→ **Given data**:
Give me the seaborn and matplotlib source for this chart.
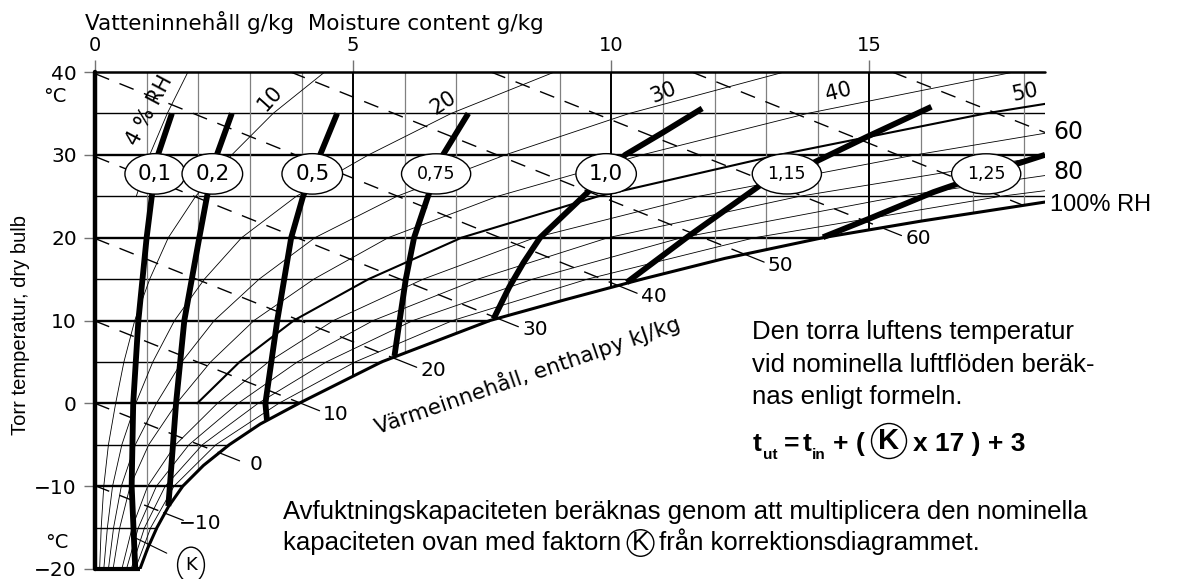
import numpy as np
import matplotlib
matplotlib.use("Agg")
import matplotlib.pyplot as plt
import seaborn as sns

# Mättnadskurvan 100 % RH (temperatur °C -> vatteninnehåll g/kg), avläst
sat_t = [-20, -17.5, -15, -12.5, -10, -7.5, -5, -2.5, 0, 2.5, 5, 7.5, 10, 12.5, 15, 17.5, 20, 22, 24.3]
sat_x = [0.87, 1.02, 1.2, 1.42, 1.7, 2.1, 2.6, 3.2, 3.95, 4.75, 5.55, 6.6, 7.65, 9.1, 10.6, 12.2, 14.1, 16.0, 18.4]

# RH-kurvor, vatteninnehåll g/kg vid temperaturerna rh_t
rh_t = [-20, -15, -10, -5, 0, 5, 10, 15, 20, 25, 30, 35, 40]
rh10 = [0.09, 0.12, 0.17, 0.26, 0.40, 0.56, 0.77, 1.06, 1.42, 1.95, 2.65, 3.45, 4.45]
rh20 = [0.17, 0.24, 0.34, 0.52, 0.79, 1.12, 1.54, 2.12, 2.84, 3.9, 5.3, 6.9, 8.9]
rh30 = [0.26, 0.36, 0.51, 0.78, 1.19, 1.68, 2.31, 3.18, 4.26, 5.85, 7.95, 10.35, 13.35]
rh40 = [0.35, 0.48, 0.68, 1.04, 1.58, 2.24, 3.08, 4.24, 5.68, 7.8, 10.6, 13.8, 17.8]
rh50 = [0.44, 0.6, 0.85, 1.3, 1.98, 2.8, 3.85, 5.3, 7.1, 9.75, 13.25, 17.25, 22.25]
rh60 = [0.52, 0.72, 1.02, 1.56, 2.37, 3.36, 4.62, 6.36, 8.52, 11.7, 15.9, 20.7, 26.7]
rh70 = [0.61, 0.84, 1.19, 1.82, 2.77, 3.92, 5.39, 7.42, 9.94, 13.65, 18.55, 24.15, 31.15]
rh80 = [0.70, 0.96, 1.36, 2.08, 3.16, 4.48, 6.16, 8.48, 11.36, 15.6, 21.2, 27.6, 35.6]
rh90 = [0.78, 1.08, 1.53, 2.34, 3.56, 5.04, 6.93, 9.54, 12.78, 17.55, 23.85, 31.05, 40.05]
rh_levels = [10, 20, 30, 40, 50, 60, 70, 80, 90]
rh04_t = [25, 30, 35, 40]
rh04_x = [0.8, 1.06, 1.4, 1.8]

# Entalpilinjer kJ/kg: start- och slutpunkt (g/kg, °C)
h_values = [-10, 0, 10, 20, 30, 40, 50, 60, 70, 80]
h_x0 = [0, 0, 0, 0, 0, 0, 3.79, 7.67, 11.56, 15.44]
h_t0 = [-9.94, 0, 9.94, 19.9, 29.8, 39.8, 40, 40, 40, 40]
h_x1 = [1.33, 2.42, 3.97, 5.85, 7.82, 10.12, 12.58, 15.24, 17.98, 18.4]
h_t1 = [-13.2, -6.0, 0.05, 5.3, 10.2, 14.25, 18.0, 21.2, 23.9, 32.7]
h_labels = ["\u221210", "0", "10", "20", "30", "40", "50", "60", "", ""]

# Korrektionsfaktor K
k_labels = ["0,1", "0,2", "0,5", "0,75", "1,0", "1,15", "1,25"]
k01_t = [-20, -10, 0, 10, 20, 25, 30, 35]
k01_x = [0.78, 0.71, 0.74, 0.84, 1.0, 1.1, 1.22, 1.49]
k02_t = [-12.4, -10, 0, 10, 20, 25, 30, 35]
k02_x = [1.42, 1.45, 1.57, 1.73, 2.02, 2.17, 2.36, 2.65]
k05_t = [-2, 0, 10, 20, 25, 30, 35]
k05_x = [3.33, 3.3, 3.53, 3.8, 4.03, 4.36, 4.69]
k075_t = [5.7, 10, 15, 20, 25, 30, 35]
k075_x = [5.8, 5.9, 6.02, 6.18, 6.45, 6.74, 7.23]
k10_t = [10.2, 14, 17, 20, 25.4, 30, 32.7, 35.6]
k10_x = [7.72, 8.02, 8.3, 8.62, 9.53, 10.27, 11.0, 11.76]
k115_t = [14.6, 20.2, 26.4, 29, 32.2, 35.8]
k115_x = [10.3, 11.5, 12.9, 13.9, 14.96, 16.2]
k125_t = [20.05, 22.2, 25.5, 28, 30]
k125_x = [14.1, 14.96, 16.24, 17.4, 18.4]

sns.set_theme(style="white")
plt.rcParams["font.family"] = ["DejaVu Sans"]
plt.rcParams["text.color"] = "black"
plt.rcParams["xtick.color"] = "black"
plt.rcParams["ytick.color"] = "black"

W, H = 1180, 579
fig = plt.figure(figsize=(11.8, 5.79), dpi=100)
ax = fig.add_axes([95 / W, 1 - 569 / H, 950 / W, 497 / H])
ax.set_xlim(0, 18.4)
ax.set_ylim(-20, 40)
for s in ax.spines.values():
    s.set_visible(False)


def px(x, y):
    # pixel i bilden -> datakoordinater
    return (x - 95) / 950 * 18.4, 40 - (y - 72) / 497 * 60


def ft(x, y, s, **kw):
    return fig.text(x / W, 1 - y / H, s, **kw)


# axlar
ax.xaxis.tick_top()
ax.set_xticks([0, 5, 10, 15])
ax.set_xticklabels(["0", "5", "10", "15"])
ax.set_yticks(range(-20, 41, 10))
ax.set_yticklabels([str(v).replace("-", "\u2212") for v in range(-20, 41, 10)])
ax.tick_params(axis="x", top=True, bottom=False, length=9, width=1.0, color="0.45", pad=3, labelsize=14)
ax.tick_params(axis="y", left=True, length=8, width=1.0, color="0.45", pad=5, labelsize=14.5)
ax.set_xlabel("")
ax.set_ylabel("")

# rutnät
for t in range(-15, 40, 5):
    xe = np.interp(t, sat_t, sat_x)
    ax.plot([0, xe], [t, t], color="black", lw=1.7 if t % 10 == 0 else 1.0, zorder=1, solid_capstyle="butt")
for k in range(1, 19):
    te = np.interp(k, sat_x, sat_t)
    major = k % 5 == 0
    ax.plot([k, k], [te, 40], color="black" if major else "0.5", lw=1.4 if major else 0.9, zorder=1)
ax.plot([0, 18.4], [40, 40], color="black", lw=1.8, clip_on=False, zorder=3)
ax.plot([0, sat_x[0]], [-20, -20], color="black", lw=3, clip_on=False, zorder=3, solid_capstyle="butt")
ax.plot([0, 0], [-20, 40], color="black", lw=3.2, clip_on=False, zorder=3)

# RH-kurvor
for lev, vals in zip(rh_levels, [rh10, rh20, rh30, rh40, rh50, rh60, rh70, rh80, rh90]):
    if lev == 50:
        sns.lineplot(x=vals[4:], y=rh_t[4:], sort=False, estimator=None, color="black", linewidth=1.5, ax=ax, zorder=2)
    else:
        sns.lineplot(x=vals, y=rh_t, sort=False, estimator=None, color="black", linewidth=0.6, ax=ax, zorder=2)
sns.lineplot(x=rh04_x, y=rh04_t, sort=False, estimator=None, color="black", linewidth=0.6, ax=ax, zorder=2)

# entalpilinjer
for h, x0, t0, x1, t1, lab in zip(h_values, h_x0, h_t0, h_x1, h_t1, h_labels):
    ax.plot([x0, x1], [t0, t1], color="black", lw=1.0, ls=(0, (11, 8)), zorder=2)
    if lab:
        dx, dt = x1 - x0, t1 - t0
        f = 0.38 / dx
        ax.plot([x1, x1 + dx * f], [t1, t1 + dt * f], color="black", lw=0.9, zorder=2, clip_on=False)
        ax.annotate(lab, xy=(x1, t1), xytext=(26, -8), textcoords="offset points",
                    ha="center", va="center", fontsize=14.5, annotation_clip=False)

# mättnadskurva
sns.lineplot(x=sat_x, y=sat_t, sort=False, estimator=None, color="black", linewidth=2.2, ax=ax, zorder=3)

# K-kurvor med bubblor
k_curves = [(k01_x, k01_t), (k02_x, k02_t), (k05_x, k05_t), (k075_x, k075_t),
            (k10_x, k10_t), (k115_x, k115_t), (k125_x, k125_t)]
for lab, (kx, kt) in zip(k_labels, k_curves):
    sns.lineplot(x=kx, y=kt, sort=False, estimator=None, color="black", linewidth=4.2, ax=ax, zorder=4,
                 solid_capstyle="butt")
    tb = 27.7
    xb = np.interp(tb, kt, kx)
    short = len(lab) == 3
    ax.text(xb, tb, lab, ha="center", va="center", fontsize=15.5 if short else 12.5, zorder=6,
            bbox=dict(boxstyle="ellipse,pad=%s" % (0.2 if short else 0.3), fc="white", ec="black", lw=1.0))

# K-markering nere till vänster
ax.annotate("K", xy=(0.8, -16.3), xytext=px(191, 565), ha="center", va="center", fontsize=13,
            arrowprops=dict(arrowstyle="-", lw=0.8, color="black", shrinkA=9, shrinkB=0),
            bbox=dict(boxstyle="ellipse,pad=0.2", fc="white", ec="black", lw=1.0),
            annotation_clip=False, zorder=6)

# RH-etiketter
for lab, (lx, ly), rot in [("4 % RH", (150, 111), 62), ("10", (270, 98), 48), ("20", (443, 103), 33),
                           ("30", (663, 92), 22), ("40", (838, 92), 14), ("50", (1025, 92), 12)]:
    ax.text(*px(lx, ly), lab, rotation=rot, ha="center", va="center", fontsize=15, zorder=6,
            rotation_mode="anchor")
ft(1053, 132, "60", fontsize=17, va="center", ha="left")
ft(1053, 172, "80", fontsize=17, va="center", ha="left")
ft(1050, 205, "100% RH", fontsize=17, va="center", ha="left", family="Liberation Sans")

# axeltexter
ft(85, 22, "Vatteninnehåll g/kg  Moisture content g/kg", fontsize=15.5, va="center", ha="left")
ft(55, 97, "°C", fontsize=14, va="center", ha="center")
ft(57, 543, "°C", fontsize=14, va="center", ha="center")
ft(21, 325, "Torr temperatur, dry bulb", rotation=90, fontsize=14.5, va="center", ha="center",
   family="Liberation Sans")
ax.text(*px(527, 375), "Värmeinnehåll, enthalpy kJ/kg", rotation=19, ha="center", va="center",
        fontsize=15.5, zorder=6)

# förklarande text
txt = dict(family="Liberation Sans", fontsize=18.5, ha="left", va="baseline")
ft(752, 339, "Den torra luftens temperatur", **txt)
ft(752, 372, "vid nominella luftflöden beräk-", **txt)
ft(752, 404, "nas enligt formeln.", **txt)

bold = dict(family="Liberation Sans", fontweight="bold", ha="left", va="baseline")
ft(753, 451, "t", fontsize=19, **bold)
ft(763, 459, "ut", fontsize=11, **bold)
ft(784, 451, "=", fontsize=19, **bold)
ft(803, 451, "t", fontsize=19, **bold)
ft(812, 459, "in", fontsize=11, **bold)
ft(833, 451, "+ (", fontsize=19, **bold)
ft(889, 441, "K", fontsize=21, family="Liberation Sans", fontweight="bold", ha="center", va="center",
   bbox=dict(boxstyle="circle,pad=0.12", fc="white", ec="black", lw=1.0))
ft(913, 451, "x 17 ) + 3", fontsize=19, **bold)

ft(283, 519, "Avfuktningskapaciteten beräknas genom att multiplicera den nominella", **txt)
t1 = ft(283, 550, "kapaciteten ovan med faktorn", **txt)
kc = ax.annotate("K", xy=(1, 0), xycoords=t1, xytext=(14, 0), textcoords="offset points",
                 ha="center", va="bottom", family="Liberation Sans", fontsize=18.5,
                 bbox=dict(boxstyle="circle,pad=0.05", fc="white", ec="black", lw=1.0))
ax.annotate("från korrektionsdiagrammet.", xy=(1, 0), xycoords=kc, xytext=(7, 0), textcoords="offset points",
            ha="left", va="bottom", family="Liberation Sans", fontsize=18.5)

fig.savefig("out.png", dpi=100)
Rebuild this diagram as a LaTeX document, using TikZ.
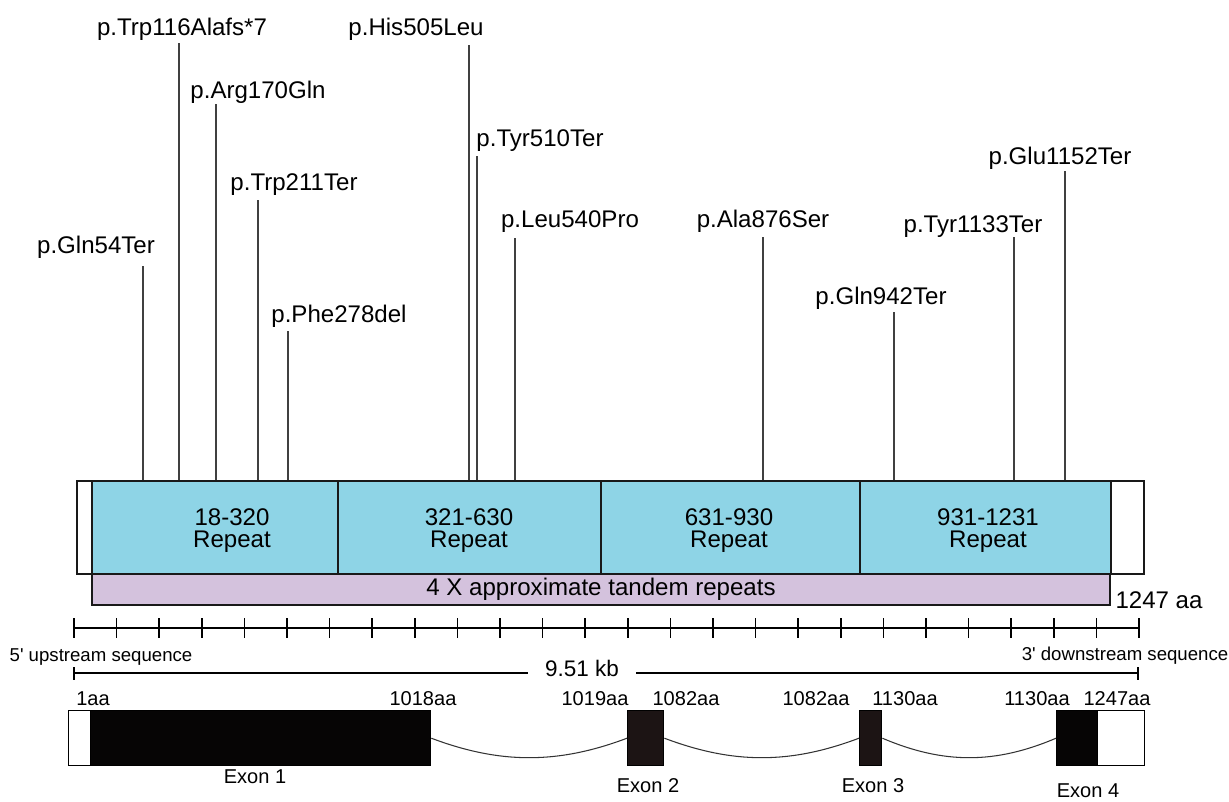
\documentclass[tikz,border=0pt]{standalone}
\usepackage{fontspec}
\setmainfont{Liberation Sans}
\usetikzlibrary{calc, positioning}
\definecolor{repblue}{HTML}{8ED4E6}
\definecolor{tandem}{HTML}{D4C2DD}
\definecolor{exonblack}{HTML}{060505}
\definecolor{exondark}{HTML}{1C1414}

\begin{document}
\begin{tikzpicture}[
    x=0.02cm, y=-0.02cm,
    line width=0.9pt,
    font=\fontsize{13.7}{12.5}\selectfont,
    barbox/.style={draw=black!90, line width=1.1pt, fill=#1, minimum height=1.86cm, anchor=north west, inner sep=0pt},
    tandembox/.style={draw=black!90, line width=1.1pt, fill=tandem, minimum height=0.62cm, anchor=north west, inner sep=0pt},
    exonbox/.style={draw=black, line width=0.8pt, fill=#1, minimum height=1.1cm, anchor=north west, inner sep=0pt},
    mut_label/.style={anchor=base, inner sep=0pt},
    mut_line/.style={draw=black!75, line width=0.6pt},
    rep_label/.style={align=center, inner sep=0pt},
    aa_label/.style={anchor=base, inner sep=0pt, font=\fontsize{11.4}{12}\selectfont},
    seq_label/.style={inner sep=0pt, font=\fontsize{10.6}{12}\selectfont},
    intron/.style={draw=black!80, line width=0.6pt}
]
    \useasboundingbox (0,0) rectangle (1229,801);

    % --- PROTEIN BAR ---
    \node[barbox=white, minimum width=21.34cm] (prot) at (76,480) {};
    \node[barbox=repblue, minimum width=4.92cm] (rep_1) at (91,480) {};
    \node[barbox=repblue, minimum width=5.26cm] (rep_2) at (337,480) {};
    \node[barbox=repblue, minimum width=5.18cm] (rep_3) at (600,480) {};
    \node[barbox=repblue, minimum width=5.02cm] (rep_4) at (859,480) {};
    \node[tandembox, minimum width=20.36cm] (tandem) at (91,573) {};

    \node[rep_label] (rep_1_txt) at (232,531) {18-320\\Repeat};
    \node[rep_label] (rep_2_txt) at (469,531) {321-630\\Repeat};
    \node[rep_label] (rep_3_txt) at (729,531) {631-930\\Repeat};
    \node[rep_label] (rep_4_txt) at (988,531) {931-1231\\Repeat};
    \node[inner sep=0pt] (tandem_txt) at (601,589) {4 X approximate tandem repeats};
    \node[inner sep=0pt] (len_txt) at (1159,600) {1247 aa};

    % --- MUTATIONS ---
    \node[mut_label] (mut_q54) at (96,253) {p.Gln54Ter};
    \coordinate (mut_q54_top) at (143,266);
    \draw[mut_line] (mut_q54_top) -- (mut_q54_top |- prot.north);

    \node[mut_label] (mut_w116) at (182,35) {p.Trp116Alafs*7};
    \coordinate (mut_w116_top) at (179,43);
    \draw[mut_line] (mut_w116_top) -- (mut_w116_top |- prot.north);

    \node[mut_label] (mut_r170) at (258,98) {p.Arg170Gln};
    \coordinate (mut_r170_top) at (216,104);
    \draw[mut_line] (mut_r170_top) -- (mut_r170_top |- prot.north);

    \node[mut_label] (mut_w211) at (294,190) {p.Trp211Ter};
    \coordinate (mut_w211_top) at (258,200);
    \draw[mut_line] (mut_w211_top) -- (mut_w211_top |- prot.north);

    \node[mut_label] (mut_f278) at (339,322) {p.Phe278del};
    \coordinate (mut_f278_top) at (288,331);
    \draw[mut_line] (mut_f278_top) -- (mut_f278_top |- prot.north);

    \node[mut_label] (mut_h505) at (416,35) {p.His505Leu};
    \coordinate (mut_h505_top) at (469,45);
    \draw[mut_line] (mut_h505_top) -- (mut_h505_top |- prot.north);

    \node[mut_label] (mut_y510) at (540,146) {p.Tyr510Ter};
    \coordinate (mut_y510_top) at (477,156);
    \draw[mut_line] (mut_y510_top) -- (mut_y510_top |- prot.north);

    \node[mut_label] (mut_l540) at (570,227) {p.Leu540Pro};
    \coordinate (mut_l540_top) at (515,238);
    \draw[mut_line] (mut_l540_top) -- (mut_l540_top |- prot.north);

    \node[mut_label] (mut_a876) at (763,227) {p.Ala876Ser};
    \coordinate (mut_a876_top) at (763,237);
    \draw[mut_line] (mut_a876_top) -- (mut_a876_top |- prot.north);

    \node[mut_label] (mut_q942) at (881,304) {p.Gln942Ter};
    \coordinate (mut_q942_top) at (894,312);
    \draw[mut_line] (mut_q942_top) -- (mut_q942_top |- prot.north);

    \node[mut_label] (mut_y1133) at (973,232) {p.Tyr1133Ter};
    \coordinate (mut_y1133_top) at (1014,237);
    \draw[mut_line] (mut_y1133_top) -- (mut_y1133_top |- prot.north);

    \node[mut_label] (mut_e1152) at (1060,164) {p.Glu1152Ter};
    \coordinate (mut_e1152_top) at (1065,171);
    \draw[mut_line] (mut_e1152_top) -- (mut_e1152_top |- prot.north);

    % --- RULER & SCALE ---
    \coordinate (ruler_l) at (74,628);
    \coordinate (ruler_r) at (1139,628);
    \draw (ruler_l) -- (ruler_r);
    \foreach \k in {0,...,25}
        \draw ($(ruler_l)+(\k*42.6,-10)$) -- ++(0,20);

    \node[seq_label] (up_txt) at (101,657) {5\textquotesingle{} upstream sequence};
    \node[seq_label] (down_txt) at (1125,656) {3\textquotesingle{} downstream sequence};

    \node[inner sep=0pt, font=\fontsize{12.8}{14}\selectfont] (kb_txt) at (582,668) {9.51 kb};
    \coordinate (kb_l) at (74,673);
    \coordinate (kb_r) at (1138,673);
    \coordinate (kb_gap_l) at (528,673);
    \coordinate (kb_gap_r) at (636,673);
    \draw (kb_l) -- (kb_gap_l);
    \draw (kb_gap_r) -- (kb_r);
    \draw (kb_l) ++(0,-6) -- ++(0,13);
    \draw (kb_r) ++(0,-6) -- ++(0,13);

    % --- GENE STRUCTURE ---
    \node[exonbox=white, minimum width=0.44cm] (utr_5) at (68,710) {};
    \node[exonbox=exonblack, minimum width=6.8cm] (exon_1) at (90,710) {};
    \node[exonbox=exondark, minimum width=0.72cm] (exon_2) at (627,710) {};
    \node[exonbox=exondark, minimum width=0.44cm] (exon_3) at (859,710) {};
    \node[exonbox=exonblack, minimum width=0.82cm] (exon_4) at (1056,710) {};
    \node[exonbox=white, minimum width=0.94cm] (utr_3) at (1097,710) {};

    % Introns
    \draw[intron] (exon_1.east) .. controls +(69,26) and +(-69,26) .. (exon_2.west);
    \draw[intron] (exon_2.east) .. controls +(69,26) and +(-69,26) .. (exon_3.west);
    \draw[intron] (exon_3.east) .. controls +(61,26) and +(-61,26) .. (exon_4.west);

    % Amino acid boundaries
    \node[aa_label] (aa_1) at (93,705) {1aa};
    \node[aa_label] (aa_1018) at (423,705) {1018aa};
    \node[aa_label] (aa_1019) at (595,705) {1019aa};
    \node[aa_label] (aa_1082a) at (686,705) {1082aa};
    \node[aa_label] (aa_1082b) at (816,705) {1082aa};
    \node[aa_label] (aa_1130a) at (905,705) {1130aa};
    \node[aa_label] (aa_1130b) at (1037,705) {1130aa};
    \node[aa_label] (aa_1247) at (1117,705) {1247aa};

    % Exon names
    \node[aa_label] (exon_1_txt) at (255,783) {Exon 1};
    \node[aa_label] (exon_2_txt) at (648,792) {Exon 2};
    \node[aa_label] (exon_3_txt) at (873,792) {Exon 3};
    \node[aa_label] (exon_4_txt) at (1088,797) {Exon 4};

\end{tikzpicture}
\end{document}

→ **What to do**: With the pictures left out, restate word for word every line of the data above, from the first down to the line that contains "14.1, 16.0, 18.4]".

→ **Task result**:
Give me the seaborn and matplotlib source for this chart.
import numpy as np
import matplotlib
matplotlib.use("Agg")
import matplotlib.pyplot as plt
import seaborn as sns

# Mättnadskurvan 100 % RH (temperatur °C -> vatteninnehåll g/kg), avläst
sat_t = [-20, -17.5, -15, -12.5, -10, -7.5, -5, -2.5, 0, 2.5, 5, 7.5, 10, 12.5, 15, 17.5, 20, 22, 24.3]
sat_x = [0.87, 1.02, 1.2, 1.42, 1.7, 2.1, 2.6, 3.2, 3.95, 4.75, 5.55, 6.6, 7.65, 9.1, 10.6, 12.2, 14.1, 16.0, 18.4]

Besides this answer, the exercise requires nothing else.